Description Jaime Caamaño Ruiz 2022-02-10 16:49:12 UTC
Description of problem:

ci-openshift-cluster-network-operator-master-e2e-agnostic-upgrade is failing most of the time

https://prow.ci.openshift.org/job-history/origin-ci-test/pr-logs/directory/pull-ci-openshift-cluster-network-operator-master-e2e-agnostic-upgrade

Version-Release number of selected component (if applicable):


How reproducible:


Steps to Reproduce:
1.
2.
3.

Actual results:


Expected results:


Additional info:

For CNO e2e-agnostic-upgrade is failing most of the time. For other projects as well, like console-operator for example:

https://prow.ci.openshift.org/job-history/origin-ci-test/pr-logs/directory/pull-ci-openshift-console-operator-master-e2e-agnostic-upgrade

Others seem to be more lucky about it:
https://prow.ci.openshift.org/job-history/origin-ci-test/pr-logs/directory/pull-ci-openshift-cluster-monitoring-operator-master-e2e-agnostic-upgrade
https://prow.ci.openshift.org/job-history/origin-ci-test/pr-logs/directory/pull-ci-openshift-cluster-etcd-operator-master-e2e-agnostic-upgrade

Comment 2 jamo luhrsen 2022-03-14 23:36:11 UTC
This e2e-agnostic-upgrade job is really just the e2e-azure-upgrade job [0]. Not sure why
agnostic is used in the name. but, the periodic version of this job is also pretty
unhealthy. I've pinged the TRT team about this job to see if they have any lead on
it's health.

The first few jobs I looked at were failing to bring up initial resources and not related
to even running tests. If the infra is not very stable, I'd argue to change these jobs
as presubmits to use aws instead of azure to reduce the noise devs have to deal with on
their PRs. Here's a PR [3] to do just that.
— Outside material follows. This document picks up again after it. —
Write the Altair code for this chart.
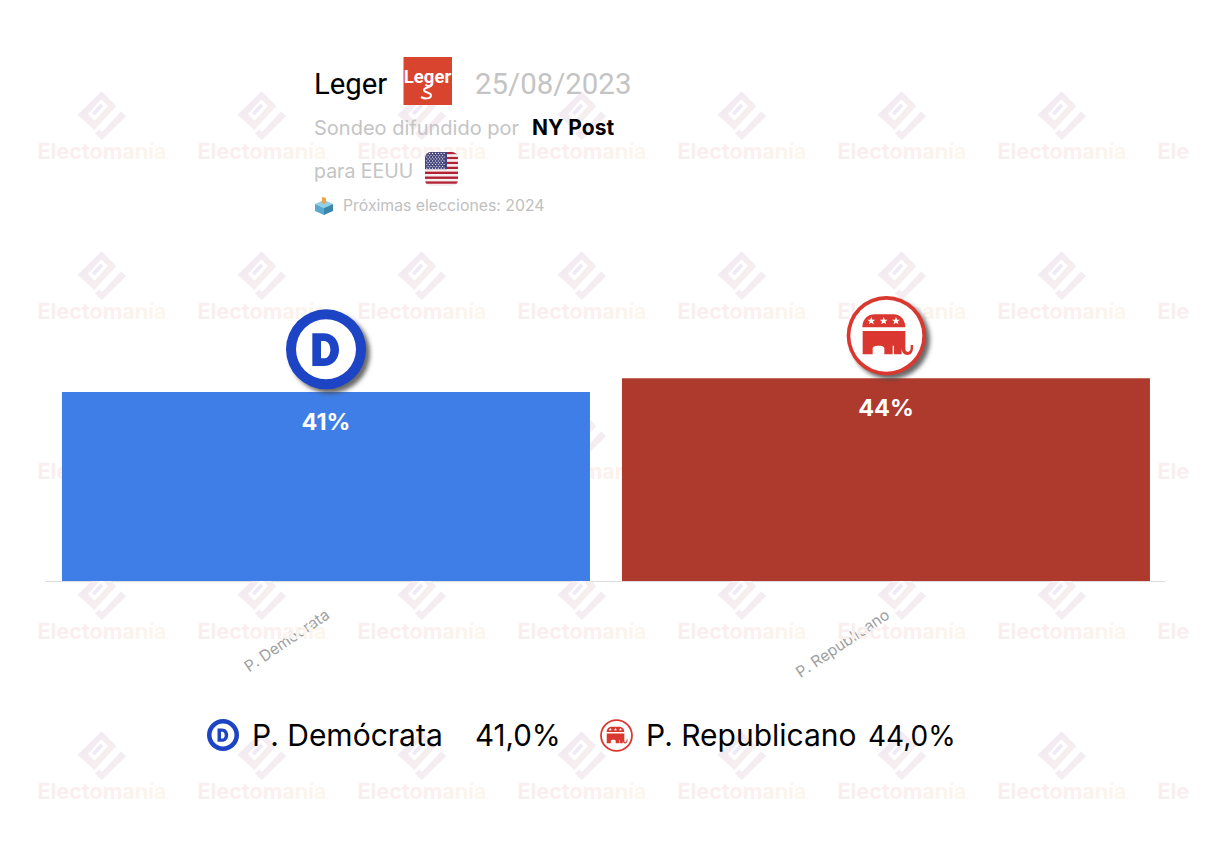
import base64
import altair as alt
import pandas as pd

parties = ["P. Demócrata", "P. Republicano"]
values = [41, 44]
bar_labels = ["41%", "44%"]
legend_values = ["41,0%", "44,0%"]
bar_colors = ["#3e7ee6", "#ae3a2d"]

FONT = "Roboto"
WIDE = "Inter"
W, H = 1182, 830
one = pd.DataFrame({"a": [0]})


def uri(svg):
    return "data:image/svg+xml;base64," + base64.b64encode(svg.encode()).decode()


def txt(s, x, y, size, color, weight="normal", align="left", font=FONT, **kw):
    return alt.Chart(one).mark_text(
        text=s, font=font, fontSize=size, color=color, fontWeight=weight,
        align=align, baseline="alphabetic", clip=True, **kw
    ).encode(x=alt.value(x - 8), y=alt.value(y - 8))


def img(svg, x, y, w, h):
    return alt.Chart(one).mark_image(
        url=uri(svg), width=w, height=h, aspect=False, align="left", baseline="top"
    ).encode(x=alt.value(x - 8), y=alt.value(y - 8))


WM = """<svg xmlns="http://www.w3.org/2000/svg" width="190" height="170" viewBox="90 20 190 170">
<defs><linearGradient id="g" x1="0" y1="0" x2="1" y2="1"><stop offset="0" stop-color="#efe8f7"/><stop offset="1" stop-color="#f9f1ea"/></linearGradient></defs>
<path fill="url(#g)" d="M185 34 L229 78 L163 150 L113 104 Z"/>
<path fill="#fff" d="M184 58 L204 78 L164 122 L144 102 Z"/>
<path fill="#efe8f7" d="M182 70 L190 78 L164 106 L156 98 Z"/>
<path fill="url(#g)" d="M243 94 L259 108 L186 180 L165 160 L178 148 L186 156 Z"/>
</svg>"""

D_LOGO = """<svg xmlns="http://www.w3.org/2000/svg" width="360" height="330" viewBox="0 0 360 330">
<defs><filter id="s" x="-30%" y="-30%" width="160%" height="160%"><feGaussianBlur stdDeviation="7"/></filter></defs>
<circle cx="180" cy="190" r="120" fill="#444" fill-opacity="0.8" filter="url(#s)"/>
<circle cx="168" cy="178" r="120" fill="#1c44c4"/>
<circle cx="168" cy="178" r="90" fill="#fff"/>
<path fill="#1c44c4" fill-rule="evenodd" d="M127 130 H160 C190 130 207 152 207 179 C207 206 190 228 160 228 H127 Z M153 153 V205 H162 C174 205 181 193 181 179 C181 165 174 153 162 153 Z"/>
</svg>"""

STAR = "M0 -12 L3.2 -3.8 L12 -3.8 L5 1.6 L7.6 10 L0 5 L-7.6 10 L-5 1.6 L-12 -3.8 L-3.2 -3.8 Z"
ELE = f"""<path fill="#d9372f" d="M97 130 C97 100 115 88 135 88 H190 C212 88 226 105 226 127 H97 Z"/>
<path fill="#d9372f" d="M98 138 H226 V190 C226 200 232 203 238 199 C243 196 242 188 242 180 H249 C251 195 246 210 232 210 C222 210 216 204 215 190 V208 H192 V182 H188 V208 H163 V190 C163 180 128 180 128 190 V208 H98 Z"/>
<g fill="#fff"><path transform="translate(124,108)" d="{STAR}"/><path transform="translate(161,108)" d="{STAR}"/><path transform="translate(198,108)" d="{STAR}"/></g>"""
R_LOGO = f"""<svg xmlns="http://www.w3.org/2000/svg" width="360" height="330" viewBox="0 0 360 330">
<defs><filter id="s" x="-30%" y="-30%" width="160%" height="160%"><feGaussianBlur stdDeviation="7"/></filter></defs>
<circle cx="181" cy="164" r="119" fill="#444" fill-opacity="0.8" filter="url(#s)"/>
<circle cx="169" cy="152" r="119" fill="#d9372f"/>
<circle cx="169" cy="152" r="108" fill="#fff"/>
{ELE}
</svg>"""

D_SMALL = """<svg xmlns="http://www.w3.org/2000/svg" width="360" height="360" viewBox="48 58 240 240">
<circle cx="168" cy="178" r="120" fill="#1c44c4"/>
<circle cx="168" cy="178" r="86" fill="#fff"/>
<path fill="#1c44c4" fill-rule="evenodd" d="M127 130 H160 C190 130 207 152 207 179 C207 206 190 228 160 228 H127 Z M153 153 V205 H162 C174 205 181 193 181 179 C181 165 174 153 162 153 Z"/>
</svg>"""

R_SMALL = f"""<svg xmlns="http://www.w3.org/2000/svg" width="360" height="360" viewBox="49 32 240 240">
<circle cx="169" cy="152" r="119" fill="#d9372f"/>
<circle cx="169" cy="152" r="106" fill="#fff"/>
{ELE}
</svg>"""

stripes = "".join(
    f'<rect y="{i * 2.45}" width="33" height="2.45" fill="{"#b22234" if i % 2 == 0 else "#f4eeee"}"/>'
    for i in range(14)
)
stars = "".join(
    f'<circle cx="{1.7 + c * 2.9 + (r % 2) * 1.4}" cy="{1.4 + r * 1.85}" r="0.6" fill="#fff"/>'
    for r in range(9) for c in range(7 - r % 2)
)
FLAG = f"""<svg xmlns="http://www.w3.org/2000/svg" width="33" height="34" viewBox="0 0 33 34">
<defs><clipPath id="c"><rect width="33" height="34" rx="6"/></clipPath></defs>
<g clip-path="url(#c)">{stripes}<rect width="22" height="17.2" fill="#46467e"/>{stars}</g></svg>"""

BOX = """<svg xmlns="http://www.w3.org/2000/svg" width="18" height="18" viewBox="0 0 18 18">
<path fill="#8fd0e8" d="M9 3 L18 7 L9 11 L0 7 Z"/>
<path fill="#5aa8cc" d="M0 7 L9 11 V18 L0 14 Z"/>
<path fill="#3b86ad" d="M18 7 L9 11 V18 L18 14 Z"/>
<path fill="#f0a045" d="M7 0 L11 1 V6 L9 7 L7 6 Z"/>
</svg>"""

SWIRL = """<svg xmlns="http://www.w3.org/2000/svg" width="49" height="48" viewBox="0 0 49 48">
<path fill="none" stroke="#fff" stroke-width="2" d="M29 27 C29 31 21 30 21 33 C21 36 29 35 28 39 C27 42 22 42 18 40"/>
</svg>"""

layers = []

# watermark
grad = alt.Gradient(
    gradient="linear", x1=0, x2=1, y1=0, y2=0,
    stops=[alt.GradientStop(color="#f9eeef", offset=0),
           alt.GradientStop(color="#fbf0ee", offset=0.6),
           alt.GradientStop(color="#fdf6ec", offset=1)],
)
for row in range(5):
    for col in range(8):
        if col < 7:
            layers.append(img(WM, 70 + 160 * col, 86.7 + 160 * row, 63.3, 56.7))
        layers.append(
            alt.Chart(one).mark_text(
                text="Electomanía", font="Inter", fontSize=21.5, fontWeight="bold",
                color=grad, align="center", baseline="alphabetic", clip=True,
            ).encode(x=alt.value(102 + 160 * col - 8), y=alt.value(159 + 160 * row - 8))
        )

df = pd.DataFrame({"party": parties, "value": values, "label": bar_labels, "color": bar_colors})
x = alt.X(
    "party:N", sort=parties, title=None,
    scale=alt.Scale(range=[37, 1157], paddingInner=32 / 560, paddingOuter=16 / 560, align=0.53),
    axis=alt.Axis(
        orient="bottom", offset=-(H - 573), ticks=False, grid=False,
        domainColor="#dddddd", domainWidth=1, labelAngle=-34, labelAlign="right",
        labelBaseline="top", labelFont=WIDE, labelFontSize=15.5, labelColor="#a0a0a0",
        labelPadding=26, labelOffset=-2, labelOverlap=False,
    ),
)
y = alt.Y("value:Q", axis=None, scale=alt.Scale(domain=[0, 100], range=[573, 112]))
base = alt.Chart(df).encode(x=x, y=y)
bars = base.mark_bar(size=528).encode(color=alt.Color("color:N", scale=None, legend=None))
labels = base.mark_text(
    font=WIDE, fontSize=23.5, fontWeight="bold", color="#ffffff", dy=31, baseline="middle"
).encode(text="label:N")
layers += [bars, labels]

# header
layers += [
    txt("Leger", 314, 94, 29.3, "#000000"),
    alt.Chart(one).mark_rect(color="#d9442f").encode(
        x=alt.value(403.5 - 8), x2=alt.value(452 - 8), y=alt.value(57 - 8), y2=alt.value(105 - 8)
    ),
    txt("Leger", 427.5, 83, 18.5, "#ffffff", weight="bold", align="center"),
    img(SWIRL, 403, 57, 49, 48),
    txt("25/08/2023", 475, 94, 29.4, "#c4c4c4"),
    txt("Sondeo difundido por", 314, 135, 20, "#c4c4c4", font=WIDE),
    txt("NY Post", 532, 135, 21, "#000000", weight="bold", font=WIDE),
    txt("para EEUU", 314, 178, 19.5, "#c4c4c4", font=WIDE),
    img(FLAG, 425, 152, 33, 34),
    img(BOX, 315, 197, 18, 18),
    txt("Próximas elecciones: 2024", 343, 211, 15.8, "#c0c0c0", font=WIDE),
    img(D_LOGO, 270, 290, 120, 110),
    img(R_LOGO, 830, 285, 120, 110),
    img(D_SMALL, 207, 719, 32, 32),
    img(R_SMALL, 600, 719, 33, 33),
    txt(parties[0], 252, 746, 30, "#000000", font=WIDE),
    txt(legend_values[0], 475, 746, 29.5, "#000000", font=WIDE),
    txt(parties[1], 646, 746, 30, "#000000", font=WIDE),
    txt(legend_values[1], 868, 746, 28, "#000000", font=WIDE),
]

chart = (
    alt.layer(*layers)
    .properties(width=W, height=H, padding=0, autosize=alt.AutoSizeParams(type="none"), background="#ffffff")
    .configure_view(stroke=None)
)
chart.save("out.html", embed_options={"renderer": "svg", "actions": False})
If that's reasonable, please comment on the PR
and add a /lgtm

[0] https://github.com/openshift/release/blob/a3830da4426d5afb00765e809a1e8c8f6a48e422/ci-operator/config/openshift/cluster-network-operator/openshift-cluster-network-operator-release-4.11.yaml#L66-L69
[1] https://sippy.ci.openshift.org/sippy-ng/jobs/4.10/analysis?filters=%7B%22items%22%3A%5B%7B%22columnField%22%3A%22name%22%2C%22operatorValue%22%3A%22equals%22%2C%22value%22%3A%22periodic-ci-openshift-release-master-ci-4.10-e2e-azure-upgrade%22%7D%5D%7D
[2] https://coreos.slack.com/archives/C01CQA76KMX/p1647298980599429
[3] https://github.com/openshift/release/pull/26977

Comment 4 jamo luhrsen 2022-03-15 17:43:30 UTC
Marking verified as the fix for this was to move the agnostic job from azure to aws. The name of the
job is now e2e-aws-upgrade as well. the PR was merged to do this and new PR checks are using the
new job. example:

https://github.com/openshift/cluster-network-operator/pull/1339

Comment 6 errata-xmlrpc 2022-08-10 10:49:18 UTC
Since the problem described in this bug report should be
resolved in a recent advisory, it has been closed with a
resolution of ERRATA.

For information on the advisory (Important: OpenShift Container Platform 4.11.0 bug fix and security update), and where to find the updated
files, follow the link below.

If the solution does not work for you, open a new bug report.

https://access.redhat.com/errata/RHSA-2022:5069